PM Boris Johnson addresses Parliament on new Brexit Plan; Ireland, Europe respond

By Elise Kennedy

Prime Minister Boris Johnson has addressed Parliament on his new Brexit plan focusing on his plan for the Irish backstop.

If the UK is to leave the EU without a deal Johnson says that all parties would be responsible for a no deal. 

Johnson said that staying in the current Brexit extension period after 31 October would be leaving the UK in a “prison of existing positions”, which he said he wants to get out of.

Repeating the Conservative party conference  mantra of “Get Brexit Done” was a strong feature of his address, which was a large part of the conference from earlier this week.

His plans to change former Prime Minister Theresa May’s Irish backstop plan with a “potential regularity zone” which would mean having no custom checks between Ireland and Northern Ireland. Boris Johnson said that is should be voted on in the Northern Irish Assembly after the UK leaves the negotiation period. This is in hopes to sustain the Good Friday Agreement.

The Prime Minister said that he wants to move attention to more domestic issues including the NHS and education.

Jeremy Corbyn, leader of the Labour Party  said that the deal is “reckless” and its not “credible”. Saying that it attacks the “rights and standards” of all UK citizens, adding that the Prime Minister is trying to “shift the blame” to the whole of Parliament for not reaching a deal.

Saying that the plan to scrap the Irish Backstop, that Theresa May had in her original Withdrawl Agreement,  would negatively impact Northern Ireland’s small businesses and therefore the economy in Northern Ireland. Corbyn stressed that Northern Irish businesses needs are protected, in the new deal.

Corbyn argues that by extending the negotiation deadline would allow  time for “serious negotiations” and if we leave on 31 October with a no deal would damage UK living standards.

Johnson argued that staying in the negotiation stage is not an option as stating in this phase would “incur another billion pounds to stay after 31 October”.

Johnson ended his rebuttal to Corbyn by saying that it is a “good basis for a deal”.

The response from Northern Ireland

The Prime Minister of Nothern Ireland, Leo Varadkar, says Johnson’s Brexit plan “falls short in some aspects.”

Speaking at press conference in Sweden with the Swedish Prime Minister Stefan Lofvan, Varadkar insists there should no custom check points, and he is “reassured” that Boris Johnson said there would not be any, contradicting what was said in a proposal from the UK government yesterday.

The Northern Irish Prime Minister clarified his aims when it comes to Brexit: “Our objective is very clear we do not want to see any custom posts between north and south” which were all abolished in the 1999 Good Friday Agreement, and he wishes that it stays that way.

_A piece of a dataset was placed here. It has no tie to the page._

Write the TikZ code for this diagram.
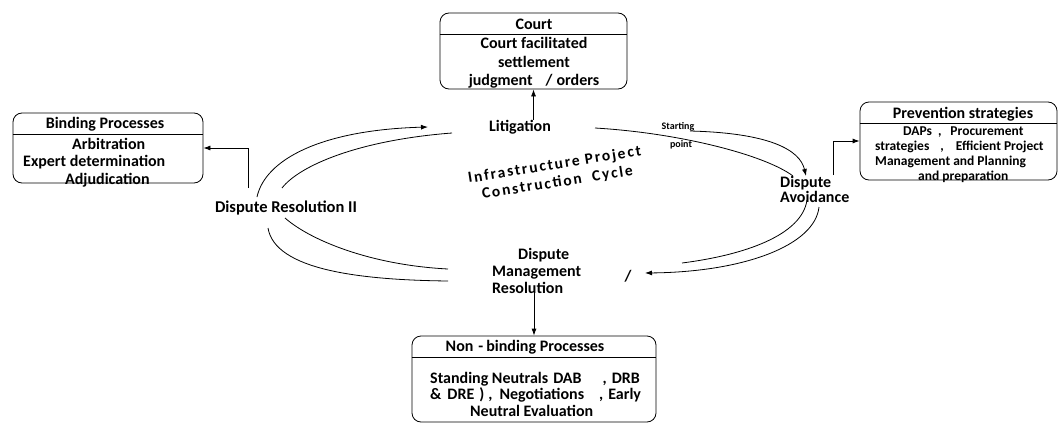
\documentclass[tikz,border=0pt]{standalone}
\usepackage{fontspec}
\setmainfont{Carlito}
\newfontfamily\spacedfont[LetterSpace=12]{Carlito}
\usetikzlibrary{arrows.meta}
\begin{document}
\begin{tikzpicture}[x=1pt,y=-1pt,
  box/.style={draw, rounded corners=9pt, line width=0.8pt, inner sep=0pt},
  ttl/.style={font=\fontsize{16}{18}\bfseries\selectfont, inner sep=0pt},
  bdy/.style={font=\fontsize{16}{18.5}\bfseries\selectfont, align=center, inner sep=0pt},
  sbdy/.style={font=\fontsize{13.5}{15}\bfseries\selectfont, align=left, inner sep=0pt},
  lbl/.style={font=\fontsize{16}{17}\bfseries\selectfont, inner sep=0pt},
  tiny/.style={font=\fontsize{10}{11}\bfseries\selectfont, inner sep=0pt},
  arr/.style={-{Latex[length=7pt,width=5pt]}, line width=0.8pt},
  ln/.style={line width=0.8pt}]
\useasboundingbox (0,0) rectangle (1060,423);

% ---------- boxes ----------
\node[box, minimum width=187pt, minimum height=76pt] (court) at (533.5,51) {};
\draw[ln] (court.west |- 0,34) -- (court.east |- 0,34);
\node[ttl] (courtT) at (534,24) {Court};
\node[bdy] (courtB) at (534,63) {Court facilitated\\settlement\\judgment\hspace{13pt}/\hspace{4pt}orders};

\node[box, minimum width=190pt, minimum height=70pt] (bind) at (108,148) {};
\draw[ln] (bind.west |- 0,134) -- (bind.east |- 0,134);
\node[ttl] (bindT) at (105,124) {Binding Processes};
\node[bdy, align=left, anchor=west, font=\fontsize{16}{17.5}\bfseries\selectfont] (bindB) at (23,162.5) {\hspace{49pt}Arbitration\\Expert determination\\\hspace{42pt}Adjudication};

\node[box, minimum width=197pt, minimum height=78pt] (prev) at (958.5,141) {};
\draw[ln] (prev.west |- 0,123) -- (prev.east |- 0,123);
\node[ttl] (prevT) at (963,114) {Prevention strategies};
\node[sbdy, anchor=west] (prevB) at (875,154.5) {\hspace{28pt}DAPs\hspace{6pt},\hspace{9pt}Procurement\\strategies\hspace{11pt},\hspace{12pt}Efficient Project\\Management and Planning\\\hspace{43pt}and preparation};

\node[box, minimum width=244pt, minimum height=86pt] (nonb) at (534,379) {};
\draw[ln] (nonb.west |- 0,357) -- (nonb.east |- 0,357);
\node[ttl] (nonbT) at (525,347) {Non\hspace{5pt}-\hspace{3pt}binding Processes};
\node[bdy, align=left, anchor=west, font=\fontsize{16}{16.5}\bfseries\selectfont] (nonbB) at (430,394) {Standing Neutrals\hspace{5pt}DAB\hspace{21pt},\hspace{5pt}DRB\\\&\hspace{6pt}DRE\hspace{5pt})\hspace{4pt},\hspace{7pt}Negotiations\hspace{15pt},\hspace{5pt}Early\\\hspace{40pt}Neutral Evaluation};

% ---------- labels ----------
\node[lbl] (lit) at (520,127) {Litigation};
\node[lbl, font=\fontsize{16.5}{17}\bfseries\selectfont] (dr2) at (286,208) {Dispute Resolution II};
\node[lbl, align=left, anchor=west, font=\fontsize{16}{15.5}\bfseries\selectfont] (da) at (780,189.5) {Dispute\\Avoidance};
\node[lbl, align=left, anchor=west] (dm) at (492,270.5) {\hspace{26pt}Dispute\\Management\\Resolution};
\node[lbl] (slash) at (628,276) {/};
\node[tiny] (start) at (678,127) {Starting};
\node[tiny] (pt) at (681,145) {point};
\node[font=\spacedfont\fontsize{15.5}{18}\bfseries\selectfont, align=center, rotate=9, inner sep=0pt] (cyc) at (556,174) {Infrastructure Project\\Construction\ \ Cycle};

% ---------- connectors between labels and boxes ----------
\draw[arr] (court.south |- lit.north) -- (court.south);
\coordinate (drUp) at (248,188);
\draw[arr] (drUp) |- (bind.east);
\coordinate (daUp) at (833,175);
\draw[arr] (daUp) |- (prev.west);
\draw[arr] (nonb.north |- dm.south) -- (nonb.north);

% ---------- cycle curves ----------
\coordinate (c1s) at (257,197); \coordinate (c1e) at (428,127);
\draw[arr] (c1s) .. controls (265,160) and (320,130) .. (c1e);
\coordinate (c2s) at (282,188); \coordinate (c2e) at (452,133);
\draw[ln] (c2s) .. controls (300,165) and (360,140) .. (c2e);

\coordinate (c3s) at (595,128); \coordinate (c3e) at (793,176);
\draw[ln] (c3s) .. controls (680,133) and (765,155) .. (c3e);
\coordinate (c4s) at (690,131); \coordinate (c4e) at (806,176);
\draw[arr] (c4s) .. controls (770,133) and (800,150) .. (c4e);

\coordinate (c5s) at (807,200); \coordinate (c5e) at (682,263);
\draw[ln] (c5s) .. controls (802,235) and (745,255) .. (c5e);
\coordinate (c6s) at (819,207); \coordinate (c6e) at (645,273);
\draw[arr] (c6s) .. controls (815,245) and (745,272) .. (c6e);

\coordinate (c7s) at (448,269); \coordinate (c7e) at (285,218);
\draw[ln] (c7s) .. controls (370,265) and (310,240) .. (c7e);
\coordinate (c8s) at (448,281); \coordinate (c8e) at (268,228);
\draw[ln] (c8s) .. controls (360,280) and (275,270) .. (c8e);
\end{tikzpicture}
\end{document}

The Swedish Prime Minister also said at the conference that “Sweden stands with Northern Ireland,” when it comes to the issues regarding Brexit.

The response from Europe

The European Parliament has said that Johnson’s Brexit proposals are not “even remotely” acceptable, when it comes to the Irish border issue.

In a press release, the members of the Brexit Steering Group say that the latest proposals “do not address the real issues that need to be resolved, namely the all – island economy, the full respect of the Good Friday Agreement and the integrity of the Single Market.”

This falls in line with what Varadkar and Northern Ireland’s response.

The European Parliament added that they are still open to explore all options as long as they are “credible, legally operable, and in practise have the same effect as the compromises found in the Withdrawal Agreement.”

Donald Tusk, President for the of the European Council, has said that he “unconvinced” with Johnson’s plans and he fully supports Ireland.

While the Irish Europe Minister, Helen McEntee, while speaking at Dublin Port said that Ireland does not feel under pressure to change their key objectives which includes “protecting the Good Friday Agreement, to prevent border infrastructure on the island of Ireland, protecting the economy and the single market, and Ireland’s place in it.”